**TO DO**
Retype the data exactly, from its first line to the line containing "import * as", including both, and skip any picture.

**RECORD SET**
#####

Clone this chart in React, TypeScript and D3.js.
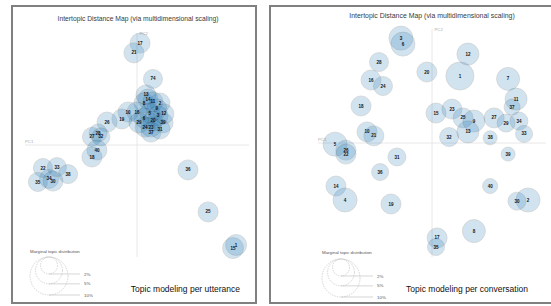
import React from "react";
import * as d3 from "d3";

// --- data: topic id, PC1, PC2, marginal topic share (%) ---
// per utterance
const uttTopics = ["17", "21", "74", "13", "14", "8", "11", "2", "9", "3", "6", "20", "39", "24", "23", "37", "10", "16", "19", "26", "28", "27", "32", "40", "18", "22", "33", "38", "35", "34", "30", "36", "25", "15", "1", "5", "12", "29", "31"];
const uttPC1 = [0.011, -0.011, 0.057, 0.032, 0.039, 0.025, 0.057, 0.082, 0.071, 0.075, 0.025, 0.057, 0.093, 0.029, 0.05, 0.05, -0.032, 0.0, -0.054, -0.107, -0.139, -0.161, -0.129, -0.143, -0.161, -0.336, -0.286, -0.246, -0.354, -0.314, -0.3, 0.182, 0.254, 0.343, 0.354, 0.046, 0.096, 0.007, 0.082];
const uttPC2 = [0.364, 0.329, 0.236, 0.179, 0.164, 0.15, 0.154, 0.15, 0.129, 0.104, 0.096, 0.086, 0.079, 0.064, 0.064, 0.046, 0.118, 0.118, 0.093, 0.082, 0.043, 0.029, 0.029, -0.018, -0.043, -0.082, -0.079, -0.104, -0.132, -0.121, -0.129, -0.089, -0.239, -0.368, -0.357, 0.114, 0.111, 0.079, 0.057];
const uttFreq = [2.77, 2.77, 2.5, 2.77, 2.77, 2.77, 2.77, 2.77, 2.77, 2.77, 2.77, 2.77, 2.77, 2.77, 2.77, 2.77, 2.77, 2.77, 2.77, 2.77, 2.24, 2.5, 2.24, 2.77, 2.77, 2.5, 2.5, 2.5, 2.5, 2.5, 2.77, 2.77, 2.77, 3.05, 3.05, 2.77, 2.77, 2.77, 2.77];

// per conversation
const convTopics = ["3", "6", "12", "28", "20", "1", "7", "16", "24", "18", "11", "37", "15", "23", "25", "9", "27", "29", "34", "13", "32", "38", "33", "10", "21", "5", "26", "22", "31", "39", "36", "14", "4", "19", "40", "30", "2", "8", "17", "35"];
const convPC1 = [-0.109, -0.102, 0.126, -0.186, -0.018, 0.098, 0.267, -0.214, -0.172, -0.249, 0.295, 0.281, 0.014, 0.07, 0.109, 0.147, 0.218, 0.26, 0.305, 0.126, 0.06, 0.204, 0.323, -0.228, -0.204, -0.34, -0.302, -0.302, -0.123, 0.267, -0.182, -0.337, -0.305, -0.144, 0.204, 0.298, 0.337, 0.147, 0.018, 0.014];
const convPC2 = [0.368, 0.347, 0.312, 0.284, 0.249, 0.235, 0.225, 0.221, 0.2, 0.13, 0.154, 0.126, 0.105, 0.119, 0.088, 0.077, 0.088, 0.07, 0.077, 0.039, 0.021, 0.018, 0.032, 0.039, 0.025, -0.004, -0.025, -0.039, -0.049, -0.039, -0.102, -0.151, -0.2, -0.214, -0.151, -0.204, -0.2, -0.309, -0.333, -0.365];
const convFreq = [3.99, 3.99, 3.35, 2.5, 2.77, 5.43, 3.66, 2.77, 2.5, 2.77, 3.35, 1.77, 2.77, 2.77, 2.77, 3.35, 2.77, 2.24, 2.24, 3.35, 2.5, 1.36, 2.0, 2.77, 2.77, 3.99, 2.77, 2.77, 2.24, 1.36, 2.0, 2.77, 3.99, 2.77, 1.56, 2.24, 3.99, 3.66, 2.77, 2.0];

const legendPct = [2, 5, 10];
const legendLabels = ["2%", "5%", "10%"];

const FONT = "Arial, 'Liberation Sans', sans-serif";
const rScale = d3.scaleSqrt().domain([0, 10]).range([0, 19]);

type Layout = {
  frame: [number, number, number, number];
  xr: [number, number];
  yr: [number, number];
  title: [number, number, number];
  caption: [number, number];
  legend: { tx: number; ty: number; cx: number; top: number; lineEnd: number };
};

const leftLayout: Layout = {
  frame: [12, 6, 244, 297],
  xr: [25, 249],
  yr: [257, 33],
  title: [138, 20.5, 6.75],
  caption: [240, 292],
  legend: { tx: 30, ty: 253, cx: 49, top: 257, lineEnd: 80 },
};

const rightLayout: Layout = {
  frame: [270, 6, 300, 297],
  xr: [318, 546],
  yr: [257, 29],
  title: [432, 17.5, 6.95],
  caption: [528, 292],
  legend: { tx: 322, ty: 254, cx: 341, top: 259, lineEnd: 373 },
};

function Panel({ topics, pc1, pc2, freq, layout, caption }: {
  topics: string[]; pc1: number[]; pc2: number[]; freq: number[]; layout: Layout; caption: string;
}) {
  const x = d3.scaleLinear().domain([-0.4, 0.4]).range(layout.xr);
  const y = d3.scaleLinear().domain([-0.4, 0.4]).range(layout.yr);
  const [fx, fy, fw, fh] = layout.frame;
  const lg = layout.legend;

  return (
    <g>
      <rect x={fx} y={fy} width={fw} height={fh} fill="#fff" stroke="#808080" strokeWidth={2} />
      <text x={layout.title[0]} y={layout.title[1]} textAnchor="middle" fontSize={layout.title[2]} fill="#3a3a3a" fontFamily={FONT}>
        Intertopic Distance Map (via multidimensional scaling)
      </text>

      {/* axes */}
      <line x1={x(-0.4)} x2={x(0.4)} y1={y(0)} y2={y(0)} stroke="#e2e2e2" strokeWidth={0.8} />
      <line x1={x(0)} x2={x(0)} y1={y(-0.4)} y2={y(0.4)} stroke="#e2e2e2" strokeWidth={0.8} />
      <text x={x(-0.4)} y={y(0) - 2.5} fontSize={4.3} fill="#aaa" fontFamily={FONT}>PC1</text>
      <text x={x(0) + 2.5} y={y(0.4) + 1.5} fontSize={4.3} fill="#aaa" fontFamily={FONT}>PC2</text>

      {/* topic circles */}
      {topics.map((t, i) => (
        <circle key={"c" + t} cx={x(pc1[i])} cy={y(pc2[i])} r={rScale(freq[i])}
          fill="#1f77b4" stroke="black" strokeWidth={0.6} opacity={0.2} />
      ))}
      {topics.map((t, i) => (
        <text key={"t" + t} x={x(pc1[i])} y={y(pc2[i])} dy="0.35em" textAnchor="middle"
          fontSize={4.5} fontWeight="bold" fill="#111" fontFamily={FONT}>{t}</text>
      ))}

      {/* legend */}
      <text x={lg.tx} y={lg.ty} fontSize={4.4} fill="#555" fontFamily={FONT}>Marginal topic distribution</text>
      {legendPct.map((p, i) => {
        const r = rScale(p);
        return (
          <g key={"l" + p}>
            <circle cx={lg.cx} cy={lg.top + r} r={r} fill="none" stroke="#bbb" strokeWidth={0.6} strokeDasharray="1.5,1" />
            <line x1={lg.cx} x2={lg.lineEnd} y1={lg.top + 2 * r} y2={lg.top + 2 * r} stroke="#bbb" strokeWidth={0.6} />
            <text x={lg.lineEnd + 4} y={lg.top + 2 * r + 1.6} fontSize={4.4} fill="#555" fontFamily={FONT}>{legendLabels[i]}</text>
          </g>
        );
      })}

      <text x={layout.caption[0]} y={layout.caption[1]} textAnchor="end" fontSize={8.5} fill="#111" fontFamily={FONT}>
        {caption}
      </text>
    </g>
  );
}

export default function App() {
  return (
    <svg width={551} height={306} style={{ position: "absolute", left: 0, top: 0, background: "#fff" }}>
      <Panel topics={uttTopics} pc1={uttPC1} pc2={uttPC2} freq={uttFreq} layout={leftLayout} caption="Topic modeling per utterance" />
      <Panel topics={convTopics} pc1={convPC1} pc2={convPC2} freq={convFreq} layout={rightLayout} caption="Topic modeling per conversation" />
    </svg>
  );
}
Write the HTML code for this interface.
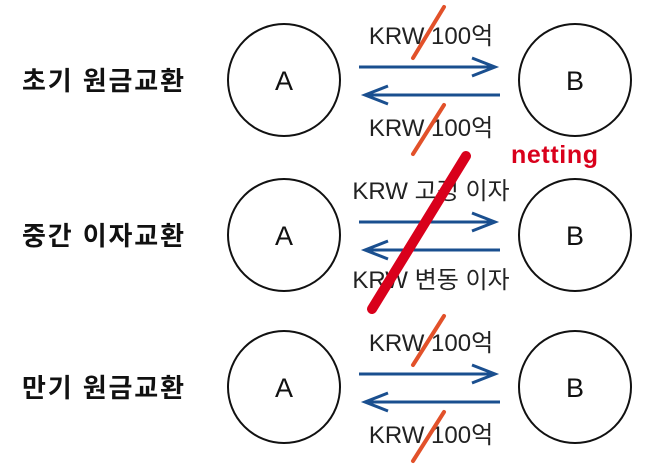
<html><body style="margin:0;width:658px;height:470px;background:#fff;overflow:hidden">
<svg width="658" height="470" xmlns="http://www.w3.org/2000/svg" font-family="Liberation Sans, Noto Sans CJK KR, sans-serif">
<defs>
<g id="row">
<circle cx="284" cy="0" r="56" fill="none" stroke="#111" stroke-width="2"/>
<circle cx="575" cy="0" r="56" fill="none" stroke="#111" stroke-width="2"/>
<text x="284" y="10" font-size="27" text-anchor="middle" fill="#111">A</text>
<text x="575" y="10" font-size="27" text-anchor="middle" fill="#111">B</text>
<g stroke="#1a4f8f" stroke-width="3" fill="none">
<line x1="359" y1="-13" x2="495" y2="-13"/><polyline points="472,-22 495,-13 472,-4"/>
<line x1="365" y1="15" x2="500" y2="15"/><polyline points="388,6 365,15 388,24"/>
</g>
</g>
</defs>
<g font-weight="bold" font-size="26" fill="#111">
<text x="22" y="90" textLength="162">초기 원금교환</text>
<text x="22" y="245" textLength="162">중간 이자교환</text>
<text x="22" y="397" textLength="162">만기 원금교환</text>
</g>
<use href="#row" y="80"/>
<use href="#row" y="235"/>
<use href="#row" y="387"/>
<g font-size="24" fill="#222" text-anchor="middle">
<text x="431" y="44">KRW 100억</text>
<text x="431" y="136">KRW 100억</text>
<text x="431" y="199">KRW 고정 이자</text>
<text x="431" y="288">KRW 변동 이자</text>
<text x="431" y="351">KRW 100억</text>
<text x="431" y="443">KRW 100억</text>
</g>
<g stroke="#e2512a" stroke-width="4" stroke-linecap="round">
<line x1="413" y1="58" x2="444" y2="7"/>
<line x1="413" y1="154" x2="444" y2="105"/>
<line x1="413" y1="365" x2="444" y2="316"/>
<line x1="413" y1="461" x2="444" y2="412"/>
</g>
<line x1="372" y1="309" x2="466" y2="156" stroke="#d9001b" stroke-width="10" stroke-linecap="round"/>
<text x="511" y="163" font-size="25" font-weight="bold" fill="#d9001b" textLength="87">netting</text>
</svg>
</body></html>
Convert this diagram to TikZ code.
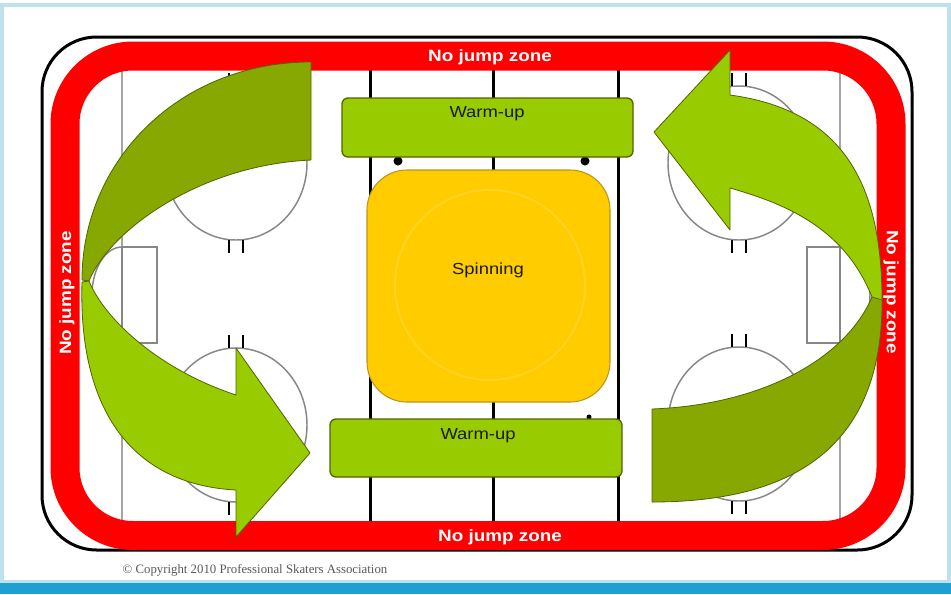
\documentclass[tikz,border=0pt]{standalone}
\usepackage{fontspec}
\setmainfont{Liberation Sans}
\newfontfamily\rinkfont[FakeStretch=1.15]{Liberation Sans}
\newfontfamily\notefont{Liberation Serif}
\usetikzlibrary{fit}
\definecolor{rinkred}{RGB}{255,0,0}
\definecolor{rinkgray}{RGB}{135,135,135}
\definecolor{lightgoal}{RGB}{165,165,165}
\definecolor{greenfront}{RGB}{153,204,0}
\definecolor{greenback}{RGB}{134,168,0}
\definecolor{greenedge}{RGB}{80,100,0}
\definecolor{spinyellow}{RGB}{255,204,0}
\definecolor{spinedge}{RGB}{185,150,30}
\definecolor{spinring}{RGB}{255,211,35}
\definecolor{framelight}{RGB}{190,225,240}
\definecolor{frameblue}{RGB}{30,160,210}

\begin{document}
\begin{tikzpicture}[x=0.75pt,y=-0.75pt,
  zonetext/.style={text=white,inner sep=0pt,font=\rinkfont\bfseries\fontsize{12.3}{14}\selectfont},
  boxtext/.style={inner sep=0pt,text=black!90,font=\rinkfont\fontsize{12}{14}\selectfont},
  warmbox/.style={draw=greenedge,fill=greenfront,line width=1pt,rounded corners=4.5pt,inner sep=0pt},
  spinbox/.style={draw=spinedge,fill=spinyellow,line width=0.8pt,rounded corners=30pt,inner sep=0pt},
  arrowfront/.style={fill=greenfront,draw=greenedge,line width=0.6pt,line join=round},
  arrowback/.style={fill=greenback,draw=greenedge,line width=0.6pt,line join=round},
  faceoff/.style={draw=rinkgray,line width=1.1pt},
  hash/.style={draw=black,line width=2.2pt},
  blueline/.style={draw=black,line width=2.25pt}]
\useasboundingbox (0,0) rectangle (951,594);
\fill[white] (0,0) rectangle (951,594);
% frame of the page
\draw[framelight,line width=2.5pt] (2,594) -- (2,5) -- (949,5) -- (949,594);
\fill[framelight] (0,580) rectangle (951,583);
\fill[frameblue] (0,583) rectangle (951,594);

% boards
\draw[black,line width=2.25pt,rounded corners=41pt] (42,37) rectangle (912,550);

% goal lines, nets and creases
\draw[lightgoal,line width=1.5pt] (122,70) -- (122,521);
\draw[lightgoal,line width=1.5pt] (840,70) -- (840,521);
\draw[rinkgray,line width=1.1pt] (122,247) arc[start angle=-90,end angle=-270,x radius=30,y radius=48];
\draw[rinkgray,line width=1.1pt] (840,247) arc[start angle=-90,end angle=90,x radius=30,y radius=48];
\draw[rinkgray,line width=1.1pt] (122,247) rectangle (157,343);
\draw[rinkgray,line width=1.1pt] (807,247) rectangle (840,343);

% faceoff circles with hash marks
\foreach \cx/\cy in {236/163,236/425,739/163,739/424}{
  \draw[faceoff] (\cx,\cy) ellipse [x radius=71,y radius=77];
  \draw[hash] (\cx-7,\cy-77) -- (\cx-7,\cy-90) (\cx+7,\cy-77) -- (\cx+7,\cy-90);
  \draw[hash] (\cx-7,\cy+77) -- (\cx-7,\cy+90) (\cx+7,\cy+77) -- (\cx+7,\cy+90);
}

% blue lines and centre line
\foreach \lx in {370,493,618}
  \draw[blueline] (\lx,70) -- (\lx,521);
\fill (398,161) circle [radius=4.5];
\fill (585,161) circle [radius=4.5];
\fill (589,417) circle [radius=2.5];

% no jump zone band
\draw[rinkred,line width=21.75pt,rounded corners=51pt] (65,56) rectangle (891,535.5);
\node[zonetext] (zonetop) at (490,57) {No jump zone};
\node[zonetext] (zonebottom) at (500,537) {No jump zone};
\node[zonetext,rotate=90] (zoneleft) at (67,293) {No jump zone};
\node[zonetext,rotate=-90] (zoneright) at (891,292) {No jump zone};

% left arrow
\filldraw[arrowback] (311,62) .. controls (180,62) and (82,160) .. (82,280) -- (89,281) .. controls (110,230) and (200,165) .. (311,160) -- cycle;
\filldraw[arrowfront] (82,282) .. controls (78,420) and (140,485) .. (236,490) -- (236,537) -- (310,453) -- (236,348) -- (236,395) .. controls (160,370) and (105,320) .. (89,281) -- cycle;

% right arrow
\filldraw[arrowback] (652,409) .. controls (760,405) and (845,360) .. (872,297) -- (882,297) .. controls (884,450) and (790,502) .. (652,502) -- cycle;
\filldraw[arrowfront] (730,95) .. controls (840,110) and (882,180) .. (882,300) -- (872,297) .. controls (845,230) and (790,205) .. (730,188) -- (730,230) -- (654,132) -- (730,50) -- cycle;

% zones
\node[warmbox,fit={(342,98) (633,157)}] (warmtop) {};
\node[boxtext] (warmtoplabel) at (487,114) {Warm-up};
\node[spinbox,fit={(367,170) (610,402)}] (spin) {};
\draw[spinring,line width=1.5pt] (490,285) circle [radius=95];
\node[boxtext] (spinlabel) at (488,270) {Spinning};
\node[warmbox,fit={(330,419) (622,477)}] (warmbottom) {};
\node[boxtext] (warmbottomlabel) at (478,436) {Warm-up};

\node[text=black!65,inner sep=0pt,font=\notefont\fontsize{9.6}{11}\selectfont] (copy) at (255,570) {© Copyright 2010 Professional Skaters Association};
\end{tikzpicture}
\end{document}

#####

**FULL RESPONSE**
Clone this chart in React, TypeScript and D3.js.
import React from "react";
import * as d3 from "d3";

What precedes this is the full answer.